Tout en se fermant, cette collectivité a réussi à produire des indices de crédibilité vis-à-vis de l’extérieur. L’économie a l’apparence d’une science par le fait qu’elle dispose de modèles économétriques, de statistiques, de modèles mathématiques, toutes choses difficilement compréhensibles pour le profane et susceptibles de l’impressionner. Si l’on veut se poser des questions, intégrer la notion de relativité culturelle — Qu’est-ce qu’un contrat ? Qu’est-ce qu’être chômeur ? Qu’est-ce qu’avoir un travail ? – on s’engage dans des voies où la modélisation mathématique n’est pas évidente. Sortir de l’économie dans son périmètre actuel conduirait à cesser de faire de la science. Imaginons, dans un autre domaine, que les gens qui s’intéressent à la musique soient arrivés à faire croire que l’on doive s’y intéresser de façon scientifique – soumettre, par exemple, les Variations Goldberg de Bach à un traitement mathématique pour comparer le jeu de Gould et celui de Richter – et que toutes les considérations relatives aux émotions soient sans valeur. Un tel jugement serait très difficile à remettre en cause, l’effet d’intimidation – les mathématiques, les statistiques – jouant à plein.

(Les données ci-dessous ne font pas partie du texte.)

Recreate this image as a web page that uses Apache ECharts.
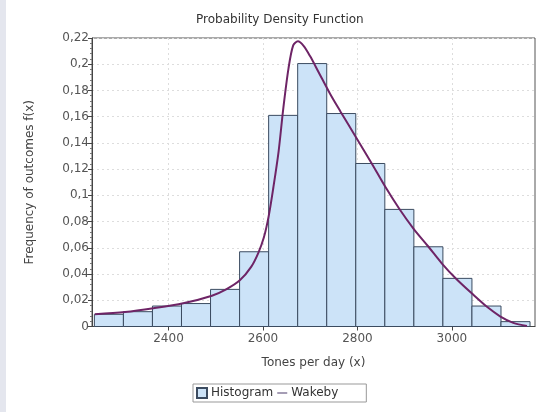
<!DOCTYPE html>
<html>
<head>
<meta charset="utf-8">
<script src="https://cdn.jsdelivr.net/npm/echarts@6/dist/echarts.min.js"></script>
<style>
  html, body { margin: 0; padding: 0; background: #fff; }
  #chart { width: 543px; height: 412px; }
</style>
</head>
<body>
<div id="chart"></div>
<script>
// histogram bins: start, width (tones per day) and density
const binStart = 2243;
const binWidth = 61.5;
const binHeights = [0.0093, 0.0113, 0.0156, 0.0175, 0.0283, 0.057, 0.161, 0.2005,
  0.1624, 0.1243, 0.0893, 0.0608, 0.0367, 0.0156, 0.0037];

// fitted Wakeby pdf
const curveX = [2244, 2308, 2368, 2431, 2492, 2522, 2551, 2575, 2590, 2602, 2612, 2622, 2633, 2643,
  2654, 2664, 2674, 2686, 2700, 2717, 2742, 2764, 2795, 2830, 2859, 2890, 2919, 2950,
  2979, 3010, 3046, 3075, 3102, 3130, 3159];
const curveY = [0.0093, 0.011, 0.0139, 0.0177, 0.0235, 0.0283, 0.0352, 0.0455, 0.056, 0.068, 0.084, 0.106,
  0.1332, 0.1662, 0.1967, 0.2144, 0.2175, 0.214, 0.206, 0.1945, 0.1775, 0.164, 0.1455,
  0.1245, 0.1065, 0.089, 0.0745, 0.061, 0.048, 0.036, 0.024, 0.0148, 0.0078, 0.0028, 0.0004];

const xTicks = [2400, 2600, 2800, 3000];

const bins = binHeights.map((h, i) => [binStart + i * binWidth, binStart + (i + 1) * binWidth, h]);
const curve = curveX.map((x, i) => [x, curveY[i]]);

const font = 'DejaVu Sans';
const chart = echarts.init(document.getElementById('chart'));
chart.setOption({
  animation: false,
  textStyle: { fontFamily: font },
  graphic: [{
    type: 'rect', left: 0, top: 0, shape: { width: 6, height: 412 },
    style: { fill: '#e4e6ee' }, silent: true
  }],
  title: {
    text: 'Probability Density Function',
    left: 191, top: 9,
    textStyle: { fontSize: 12, fontWeight: 'normal', color: '#333', fontFamily: font }
  },
  grid: {
    left: 92, right: 8, top: 38, bottom: 85.5,
    show: true, borderColor: '#555', borderWidth: 1, backgroundColor: '#fff'
  },
  legend: {
    left: 193, top: 384,
    padding: [3, 28, 3, 3],
    borderColor: '#999', borderWidth: 1,
    itemGap: 4, itemWidth: 10, itemHeight: 10,
    textStyle: { fontSize: 12, color: '#333', fontFamily: font, padding: [0, 0, 0, -1] },
    data: [
      { name: 'Histogram', icon: 'rect' },
      { name: 'Wakeby', icon: 'path://M0,9 L20,9 L20,11 L0,11 Z', itemStyle: { color: '#4a3a6a' } }
    ]
  },
  xAxis: {
    type: 'value',
    min: 2238, max: 3176,
    name: 'Tones per day (x)',
    nameLocation: 'middle', nameGap: 30,
    nameTextStyle: { fontSize: 12, color: '#444' },
    axisLine: { show: true, lineStyle: { color: '#444' } },
    axisTick: { show: true, length: 4, customValues: xTicks, lineStyle: { color: '#444' } },
    axisLabel: {
      fontSize: 12, color: '#555', margin: 6, customValues: xTicks,
      formatter: v => String(v)
    },
    splitLine: { show: true, lineStyle: { color: '#ddd', type: [2, 3] } }
  },
  yAxis: {
    type: 'value',
    min: 0, max: 0.22, interval: 0.02,
    name: 'Frequency of outcomes f(x)',
    nameLocation: 'middle', nameGap: 56,
    nameTextStyle: { fontSize: 12, color: '#444' },
    axisLine: { show: true, lineStyle: { color: '#444' } },
    axisTick: { show: true, length: 4, lineStyle: { color: '#444' } },
    minorTick: { show: true, splitNumber: 5, length: 2, lineStyle: { color: '#777' } },
    axisLabel: {
      fontSize: 12, color: '#555', margin: 3,
      formatter: v => String(+v.toFixed(2)).replace('.', ',')
    },
    splitLine: { show: true, lineStyle: { color: '#ddd', type: [2, 3] } }
  },
  series: [
    {
      name: 'Histogram',
      type: 'custom',
      data: bins,
      encode: { x: [0, 1], y: 2 },
      itemStyle: { color: '#cce3f8', borderColor: '#3b4b60', borderWidth: 1 },
      renderItem: (params, api) => {
        const p0 = api.coord([api.value(0), api.value(2)]);
        const p1 = api.coord([api.value(1), 0]);
        return {
          type: 'rect',
          shape: { x: p0[0], y: p0[1], width: p1[0] - p0[0], height: p1[1] - p0[1] },
          style: { fill: '#cce3f8', stroke: '#3b4b60', lineWidth: 1 }
        };
      }
    },
    {
      name: 'Wakeby',
      type: 'line',
      data: curve,
      smooth: 0.3,
      showSymbol: false,
      lineStyle: { color: '#6e2466', width: 2 },
      itemStyle: { color: '#6e2466' },
      z: 3
    }
  ]
});
</script>
</body>
</html>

Par ailleurs, il n’est pas facile de faire progresser les choses ; comprendre, par exemple, le fonctionnement de l’économie du Gabon pour doter le pays d’institutions favorables à son développement suppose d’entrer dans le fonctionnement mental des Gabonais. Il faut réaliser une construction intellectuelle qui amène à explorer des domaines auxquels aucune discipline – ni la sociologie, ni l’anthropologie, ni la philosophie politique – ne donne immédiatement accès.